November 18, 2010 13:32 IST

ONGC's oil output is expected to go up significantly in the current fiscal on the back of higher reserves accretion after witnessing flat production growth over the past decade, chairman and managing director R S Sharma said, "Our oil production, after a ten-year flat growth, is projected to increase by about three million tonnes (annually) in the next two-three years and gas production from 62 million cubic metres per day is expected to cross 100 million cubic metres per day in the next five-six years."

He added that ONGC's production has been flat at approximately 25 million tonnes of oil per annum in the last ten years, while gas production amounted to 62 million standard cubic metres of gas per day on average, based on the discoveries made by the oil and gas explorer.

However, last year, reserve accretion was the highest in the last 20 years. He noted that in the industry that ONGC operates, it takes five-seven years for discoveries to translate into oil and gas production.

Sharma said ONGC's follow-on public offer is slated for the January-March quarter, when a 5 per cent stake would be divested.

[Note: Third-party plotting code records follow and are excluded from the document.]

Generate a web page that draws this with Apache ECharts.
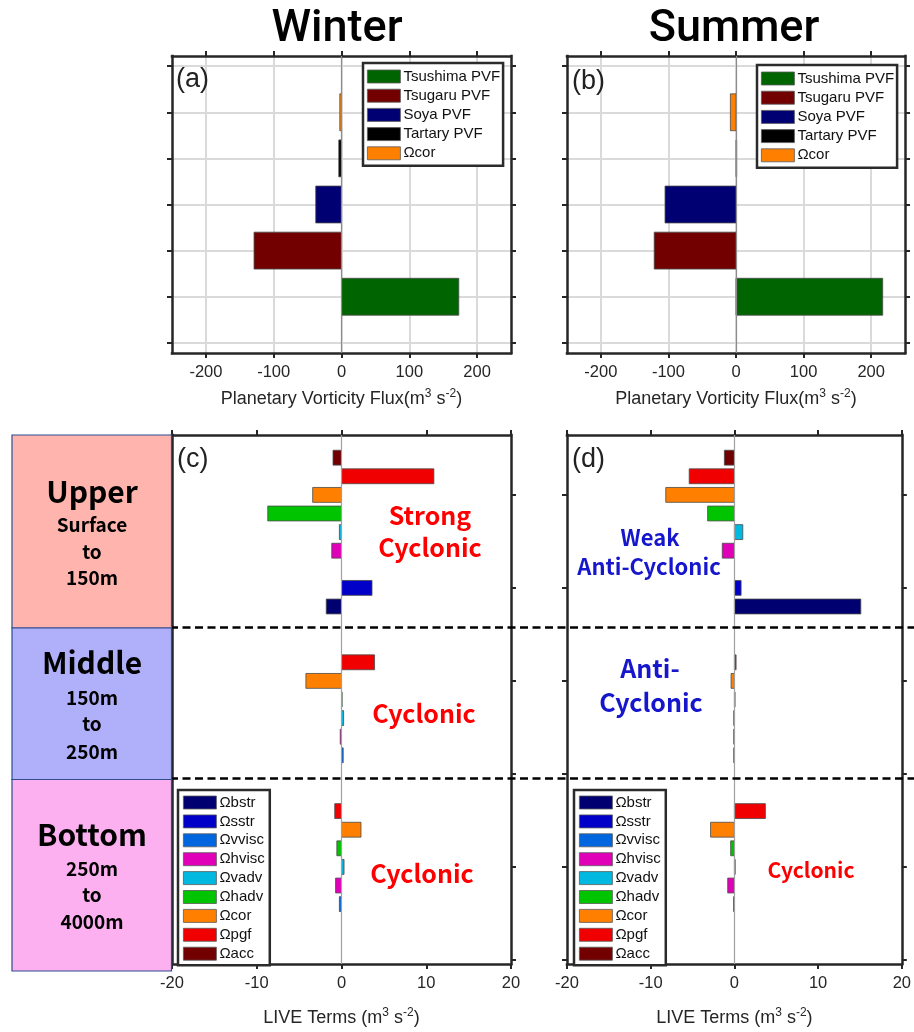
<!DOCTYPE html>
<html><head><meta charset="utf-8">
<script src="https://cdn.jsdelivr.net/npm/echarts@6/dist/echarts.min.js"></script>
<style>html,body{margin:0;padding:0;background:#fff}#c{width:914px;height:1032px}</style>
</head><body><div id="c"></div>
<script>
// ---------- Data: panels (a)/(b) planetary vorticity flux ----------
const pvfNames = ['Tsushima PVF', 'Tsugaru PVF', 'Soya PVF', 'Tartary PVF', 'Ωcor'];
const pvfPos = [1, 2, 3, 4, 5];
const pvfWinter = [173, -129, -38, -4, -2.5];
const pvfSummer = [217, -121, -105, 1, -8.3];
const pvfColors = ['#006400', '#720000', '#000072', '#000000', '#ff8000'];
const pvfXTicks = [-200, -100, 0, 100, 200];
const pvfYTicks = [0, 1, 2, 3, 4, 5, 6];

// ---------- Data: panels (c)/(d) LIVE terms ----------
const termNames = ['Ωacc', 'Ωpgf', 'Ωcor', 'Ωhadv', 'Ωvadv', 'Ωhvisc', 'Ωvvisc', 'Ωsstr', 'Ωbstr'];
const termColors = ['#720000', '#f00000', '#ff8000', '#00c400', '#00b8e0', '#e000b8', '#0066e0', '#0000c8', '#000070'];
const layerStart = [3, 13, 21];
const layerDividers = [12, 20];
const winterUpper  = [-1.0, 10.9, -3.4, -8.7, -0.25, -1.15, 0, 3.6, -1.8];
const winterMiddle = [0, 3.9, -4.2, 0.08, 0.25, -0.15, 0.2, 0, 0];
const winterBottom = [0, -0.8, 2.3, -0.55, 0.3, -0.7, -0.25, 0, 0];
const summerUpper  = [-1.2, -5.4, -8.2, -3.2, 1.0, -1.45, 0, 0.8, 15.1];
const summerMiddle = [0, 0.2, -0.4, 0.08, -0.08, -0.08, -0.08, 0, 0];
const summerBottom = [0, 3.7, -2.85, -0.45, 0.1, -0.8, -0.1, 0, 0];
const liveXTicks = [-20, -10, 0, 10, 20];
const liveYTicks = [5, 10, 15, 20, 25, 30];

// ---------- helpers ----------
const frameColor = '#262626';
const labelFont = 'Liberation Sans';
const xAxes = [], yAxes = [];

function addAxes(g, xc, yc) {
  const lineS = {show: true, onZero: false, lineStyle: {color: frameColor, width: 2.5, cap: 'square'}};
  const xt = {show: true, length: 5, lineStyle: {color: frameColor, width: 2}, customValues: xc.ticks};
  const yt = {show: true, length: 5, lineStyle: {color: frameColor, width: 2}, customValues: yc.ticks};
  const base = {type: 'value', gridIndex: g};
  xAxes.push(Object.assign({}, base, {
    position: 'bottom', min: xc.min, max: xc.max, interval: xc.interval,
    minInterval: xc.step, maxInterval: xc.step, splitNumber: xc.split,
    axisLine: lineS, axisTick: xt,
    axisLabel: {show: true, customValues: xc.ticks, margin: 11, color: '#262626', fontSize: 16.5, fontFamily: labelFont,
      formatter: v => (xc.ticks.indexOf(v) >= 0 ? String(v) : '')},
    splitLine: {show: xc.grid, lineStyle: {color: '#dadada', width: 2}},
    name: xc.name, nameLocation: 'middle', nameGap: xc.nameGap,
    nameTextStyle: {fontSize: 18, fontFamily: labelFont, color: '#262626',
      rich: {sup: {fontSize: 12, fontFamily: labelFont, color: '#262626', padding: [0, 0, 10, 0]}}}
  }));
  xAxes.push(Object.assign({}, base, {
    position: 'top', min: xc.min, max: xc.max, interval: xc.interval,
    minInterval: xc.step, maxInterval: xc.step, splitNumber: xc.split,
    axisLine: lineS, axisTick: xt, axisLabel: {show: false}, splitLine: {show: false}
  }));
  yAxes.push(Object.assign({}, base, {
    position: 'left', min: yc.min, max: yc.max, inverse: yc.inverse,
    minInterval: yc.step, maxInterval: yc.step, splitNumber: yc.split,
    axisLine: lineS, axisTick: yt, axisLabel: {show: false, customValues: yc.ticks},
    splitLine: {show: yc.grid, lineStyle: {color: '#dadada', width: 2}}
  }));
  yAxes.push(Object.assign({}, base, {
    position: 'right', min: yc.min, max: yc.max, inverse: yc.inverse,
    minInterval: yc.step, maxInterval: yc.step, splitNumber: yc.split,
    axisLine: lineS, axisTick: yt, axisLabel: {show: false}, splitLine: {show: false}
  }));
}

const pvfX = {min: -250, max: 250, step: 100, split: 5, ticks: pvfXTicks, grid: true,
  name: 'Planetary Vorticity Flux(m{sup|3} s{sup|-2})', nameGap: 35};
const pvfY = {min: -0.22, max: 6.22, step: 1, split: 6, ticks: pvfYTicks, grid: true, inverse: false};
const liveX = {min: -20, max: 20, interval: 10, ticks: liveXTicks, grid: false,
  name: 'LIVE Terms (m{sup|3} s{sup|-2})', nameGap: 43};
const liveY = {min: 1.78, max: 30.22, step: 5, split: 6, ticks: liveYTicks, grid: false, inverse: true};

addAxes(0, pvfX, pvfY);
addAxes(1, pvfX, pvfY);
addAxes(2, liveX, liveY);
addAxes(3, liveX, liveY);
// overlay (for the layer divider lines spanning both lower panels)
xAxes.push({type: 'value', gridIndex: 4, min: 0, max: 1, show: false});
yAxes.push({type: 'value', gridIndex: 4, min: liveY.min, max: liveY.max, inverse: true, show: false});

function barItem(params, api) {
  const v = api.value(0);
  if (!v) return null;
  const p = api.value(1);
  const a = api.coord([0, p]);
  const b = api.coord([v, p]);
  const h = api.size([0, 0.8])[1];
  return {
    type: 'rect',
    shape: {x: Math.min(a[0], b[0]), y: a[1] - h / 2, width: Math.abs(b[0] - a[0]), height: h},
    style: api.style({stroke: '#4a4a4a', lineWidth: 0.8})
  };
}

const series = [];
function zeroLine(g, color) {
  series.push({
    type: 'line', name: '_zero' + g, data: [], xAxisIndex: 2 * g, yAxisIndex: 2 * g, z: 1,
    markLine: {silent: true, symbol: 'none', label: {show: false}, animation: false,
      lineStyle: {color: color, width: 1.2, type: 'solid'}, data: [{xAxis: 0}]}
  });
}
zeroLine(0, '#8c8c8c'); zeroLine(1, '#8c8c8c'); zeroLine(2, '#a0a0a0'); zeroLine(3, '#a0a0a0');

[pvfWinter, pvfSummer].forEach((vals, g) => {
  pvfNames.forEach((n, i) => {
    series.push({
      type: 'custom', name: n, xAxisIndex: 2 * g, yAxisIndex: 2 * g, z: 3,
      itemStyle: {color: pvfColors[i]}, encode: {x: 0, y: 1},
      renderItem: barItem, data: [[vals[i], pvfPos[i]]]
    });
  });
});

[[winterUpper, winterMiddle, winterBottom], [summerUpper, summerMiddle, summerBottom]].forEach((layers, k) => {
  const g = k + 2;
  termNames.forEach((n, i) => {
    series.push({
      type: 'custom', name: n, xAxisIndex: 2 * g, yAxisIndex: 2 * g, z: 3,
      itemStyle: {color: termColors[i]}, encode: {x: 0, y: 1},
      renderItem: barItem,
      data: layers.map((arr, L) => [arr[i], layerStart[L] + i])
    });
  });
});

series.push({
  type: 'line', name: '_dividers', data: [], xAxisIndex: 8, yAxisIndex: 8, z: 5,
  markLine: {silent: true, symbol: 'none', label: {show: false}, animation: false,
    lineStyle: {color: '#000', width: 2.5, type: [8, 4.5]},
    data: layerDividers.map(v => ({yAxis: v}))}
});

function legend(left, top, names, pad, gap) {
  return {
    show: true, orient: 'vertical', left: left, top: top, data: names, icon: 'rect',
    itemWidth: 33, itemHeight: 13, itemGap: gap, padding: pad, selectedMode: false,
    borderColor: '#2b2b2b', borderWidth: 2.5, backgroundColor: '#fff', z: 20,
    itemStyle: {borderColor: '#5a5a5a', borderWidth: 0.8},
    textStyle: {fontFamily: labelFont, fontSize: 15, color: '#111', lineHeight: 13, padding: [0, 0, 0, -2]}
  };
}
const liveLegendOrder = termNames.slice().reverse();

// ---------- graphic decorations ----------
const G = [];
function txt(x, y, s, font, fill, z) {
  G.push({type: 'text', x: x, y: y, z: z || 30,
    style: {text: s, font: font, fill: fill, align: 'center', verticalAlign: 'middle'}});
}
function txtL(x, y, s, font) {
  G.push({type: 'text', x: x, y: y, z: 30,
    style: {text: s, font: font, fill: '#222', align: 'left', verticalAlign: 'middle'}});
}
txt(337, 30, 'Winter', '500 45px Roboto', '#000');
txt(734, 30, 'Summer', '500 45px Roboto', '#000');
txtL(176, 80, '(a)', '27px "Liberation Sans"');
txtL(572, 82, '(b)', '27px "Liberation Sans"');
txtL(177, 460, '(c)', '27px "Liberation Sans"');
txtL(572, 460, '(d)', '27px "Liberation Sans"');

const boxes = [
  {y0: 435, y1: 628, fill: '#ffb4ae', lines: ['Upper', 'Surface', 'to', '150m'], ys: [492, 525, 552, 578]},
  {y0: 628, y1: 779.5, fill: '#b0b0fa', lines: ['Middle', '150m', 'to', '250m'], ys: [663, 698, 724, 752]},
  {y0: 779.5, y1: 971, fill: '#fcb0f0', lines: ['Bottom', '250m', 'to', '4000m'], ys: [835, 869, 895, 922]}
];
boxes.forEach(b => {
  G.push({type: 'rect', z: 25, shape: {x: 12, y: b.y0, width: 159.5, height: b.y1 - b.y0},
    style: {fill: b.fill, stroke: '#2e4d8f', lineWidth: 1.2}});
  b.lines.forEach((s, j) => {
    txt(92, b.ys[j], s, j === 0 ? 'bold 30px "Noto Sans CJK SC"' : 'bold 19px "Noto Sans CJK SC"', '#000');
  });
});

const red = '#ff0000', blue = '#1616cc';
const ann = 'bold 25px "Noto Sans CJK SC"';
txt(430, 515, 'Strong', ann, red);
txt(430, 547, 'Cyclonic', ann, red);
txt(424, 713, 'Cyclonic', ann, red);
txt(422, 873, 'Cyclonic', ann, red);
txt(650, 538, 'Weak', 'bold 22px "Noto Sans CJK SC"', blue);
txt(649, 567, 'Anti-Cyclonic', 'bold 22px "Noto Sans CJK SC"', blue);
txt(650, 668, 'Anti-', ann, blue);
txt(651, 702, 'Cyclonic', ann, blue);
txt(811, 870, 'Cyclonic', 'bold 21px "Noto Sans CJK SC"', red);

const chart = echarts.init(document.getElementById('c'), null, {renderer: 'canvas'});
chart.setOption({
  animation: false,
  backgroundColor: '#fff',
  grid: [
    {left: 172, top: 56, width: 339, height: 297},
    {left: 567, top: 56, width: 338, height: 297},
    {left: 172, top: 435, width: 339, height: 536},
    {left: 567, top: 435, width: 338, height: 536},
    {left: 170, top: 435, width: 744, height: 536}
  ],
  xAxis: xAxes,
  yAxis: yAxes,
  legend: [
    legend(363, 63, pvfNames, [6, 3, 5, 4], 4.2),
    legend(757, 65, pvfNames, [6, 3, 5, 4], 4.2),
    legend(178, 790, liveLegendOrder, [5, 5, 4, 5], 3.9),
    legend(574, 790, liveLegendOrder, [5, 5, 4, 5], 3.9)
  ],
  series: series,
  graphic: G
});
</script></body></html>
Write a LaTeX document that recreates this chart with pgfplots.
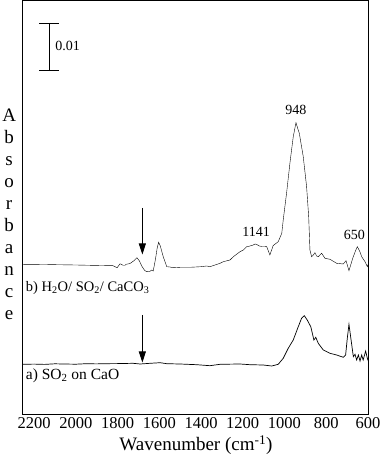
\documentclass[border=0pt]{standalone}
\usepackage{fontspec}
\setmainfont{Liberation Serif}
\usepackage{pgfplots}
\pgfplotsset{compat=1.18}
\usetikzlibrary{arrows.meta}

\begin{document}
\begin{tikzpicture}[font=\rmfamily]
\begin{axis}[
    scale only axis,
    width=346pt, height=413pt,
    x dir=reverse,
    xmin=595, xmax=2253,
    ymin=0, ymax=413,
    xtick={600,800,...,2200},
    ytick=\empty,
    xtick style={draw=none},
    /pgf/number format/assume math mode=true,
    /pgf/number format/1000 sep={},
    xticklabel style={font=\rmfamily\fontsize{16.5}{18}\selectfont},
    xlabel={Wavenumber (cm\textsuperscript{-1})},
    xlabel style={font=\rmfamily\fontsize{19}{22}\selectfont},
    axis line style={line width=1pt},
    cycle list={{black, line width=0.7pt, no markers}},
    clip=false,
]
% b) H2O / SO2 / CaCO3
\addplot coordinates {
(2252,149.7) (2150,149.5) (2095,149.3) (2000,149.0) (1932,148.7) (1822,148.3)
(1802,146.3) (1788,150.2) (1780,149.5) (1774,148.7) (1764,148.7) (1759,149.7)
(1740,150.5) (1720,153.5) (1707,156.3) (1695,153) (1684,148) (1670,143.5)
(1660,142.3) (1645,142.6) (1636,144) (1629,143) (1618,155) (1610,166)
(1603,171.8) (1595,168) (1581,157.3) (1564,147.3) (1549,147) (1533,146.3)
(1501,146.7) (1453,146.7) (1400,147.3) (1373,148) (1357,147.3) (1309,150.7)
(1293,152.3) (1261,154) (1245,157.3) (1213,162.3) (1197,164) (1181,167.3)
(1165,168) (1150,169) (1141,170) (1133,169.5) (1120,168) (1109,167.5)
(1095,167.5) (1085,167.3) (1070,159) (1054,168.5) (1030,172.3) (1013,180.7)
(1006,194) (990,220.7) (974,250.7) (958,277.3) (945,291.3) (929,280.7)
(910,257.3) (894,227.3) (884,197.3) (878,164) (870,157.3) (862,159)
(854,161.3) (846,158) (838,157.3) (830,159) (822,160.7) (806,155.7)
(782,154.7) (750,150.7) (718,150) (705,153.3) (691,143.3) (673,155.7)
(660,163) (651,167.3) (640,163) (630,157.3) (614,152.3) (603,147.3) (597,150.7)
};
% a) SO2 on CaO
\addplot coordinates {
(2252,49.7) (2200,49.9) (2150,49.6) (2100,50.2) (2061,50) (2000,49.8)
(1950,50.3) (1900,50.1) (1869,50.3) (1800,50.4) (1726,50.7) (1692,50)
(1644,50.7) (1596,51.3) (1564,50.3) (1501,50) (1421,49.3) (1357,48.3)
(1309,49.7) (1213,50) (1165,49.3) (1102,49) (1061,48) (1030,49.7)
(1006,55.7) (982,65.7) (958,74) (934,87.3) (918,95.7) (905,98.3)
(891,94) (874,87.3) (859,74) (850,76.7) (838,70.7) (814,64)
(782,60.7) (750,59) (718,56.7) (707,59) (699,75.7) (691,89.7)
(683,77.3) (670,57.3) (662,59.7) (654,54) (646,59) (638,53)
(630,59) (623,54) (611,63) (603,55.7) (597,52.3)
};

% scale bar
\draw[line width=0.9pt] (axis cs:2128,391) -- (axis cs:2128,344);
\draw[line width=0.9pt] (axis cs:2176,391) -- (axis cs:2080,391);
\draw[line width=0.9pt] (axis cs:2176,344) -- (axis cs:2080,344);
\node[anchor=west, font=\rmfamily\fontsize{14}{16}\selectfont, inner sep=0pt] at (axis cs:2099,368) {0.01};

% arrows
\draw[line width=0.9pt, -{Triangle[length=11pt,width=7pt]}] (axis cs:1681,206) -- (axis cs:1681,159.5);
\draw[line width=0.9pt, -{Triangle[length=11pt,width=7pt]}] (axis cs:1681,99) -- (axis cs:1681,51.5);

% peak labels
\node[font=\rmfamily\fontsize{14}{16}\selectfont] at (axis cs:945,304) {948};
\node[font=\rmfamily\fontsize{14}{16}\selectfont] at (axis cs:1136,182) {1141};
\node[font=\rmfamily\fontsize{14}{16}\selectfont] at (axis cs:665,179) {650};

% spectrum labels
\node[anchor=west, inner sep=0pt, font=\rmfamily\fontsize{14.5}{16}\selectfont] at (axis cs:2240,126)
  {b) H\textsubscript{2}O/ SO\textsubscript{2}/ CaCO\textsubscript{3}};
\node[anchor=west, inner sep=0pt, font=\rmfamily\fontsize{15.5}{17}\selectfont] at (axis cs:2240,38)
  {a) SO\textsubscript{2} on CaO};

% stacked y label
\node[align=center, font=\rmfamily\fontsize{19}{22}\selectfont] at (rel axis cs:-0.040,0.484)
  {A\\b\\s\\o\\r\\b\\a\\n\\c\\e};
\end{axis}
\pgfresetboundingbox
\path[use as bounding box] ([shift={(-23pt,-48pt)}]current axis.south west)
  rectangle ([shift={(11pt,1pt)}]current axis.north east);
\end{tikzpicture}
\end{document}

When ten per cent was divested under the oil and gas exploration, company's initial public offer in 2004, the government was able to raise Rs 10,500 crore (Rs 105 billion).

The five per cent divestment in early 2011 would fetch "much more than the ten per cent collection in 2004", Sharma said. On reports that ONGC is mulling a stock split, he said the company is waiting for the green signal from the government.

"Once we hear (from the government), we will deliver," he said on the sidelines of a three-day national quality summit organised by the CII.